Behind the scenes at Mehlville Fire rescue drill
When the boat is on its way to a rescue, the victim’s location has to be pinpointed with a drone that is operated by boat team member Roman Stolarski.
The drone returns with an approximate location of the victim, which helps the boat get to the person faster.
Then the boat is loaded into the water from a ramp at a marina in Concord. Boat team members are staffed round-the-clock at the Tesson Ferry firehouse.
“They’re the most trained and spend the most time on the river — 24/7, 365, that boat is ready to go,” Snelson said.
In the past, the district would have come to the rescue in one of its two inflatable rescue boats, called Zodiacs. But those are not as steady or as reliable as the new, customized, sturdier rescue boat, which the Board of Directors unanimously approved the purchase of in February.

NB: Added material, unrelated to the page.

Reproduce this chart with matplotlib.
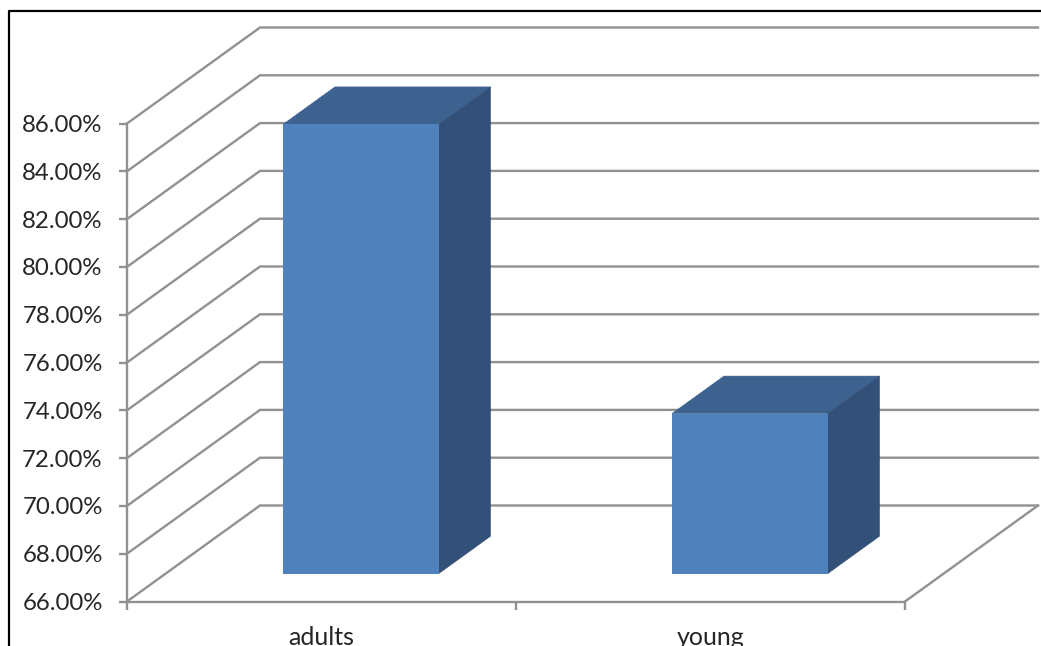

This time, the boat was able to get to Sarni despite a low river, which would have been hazardous to the Zodiac.
Firefighter-medic Tyler Robinson jumped in to get Sarni, while inside the boat, firefighter-medic David Wideman and the leader of the operation, Capt. Nick Larosa, got a backboard ready to attach to Sarni, stabilize his leg and pull him into the boat.
“OK, bud, I’m going to slide this underneath you and pull you in, OK?” Larosa said.
Once Sarni was safely in the boat, Larosa radioed, “Victim out of the water.”
A voice responded, “Be advised, your ambulance is on the ramp at the original launch site.”
That launch site is near St. Anthony’s Medical Center.
When the district got its new boat, it expanded its boat team.
The rescue team members commit to a certain number of hours of training per year on top of their normal firefighter-medic duties, Snelson said.
Since boat rescues are fairly infrequent, they go on normal calls until they get a water-related call.
“You’re going to have to commit to so many hours of training a year and you’re going to be on that river,” Snelson said. “And when you get a call, it’s one of those calls that’s infrequent, but it’s usually high risk. And we need people that are trained, period. And they have to be very dedicated.”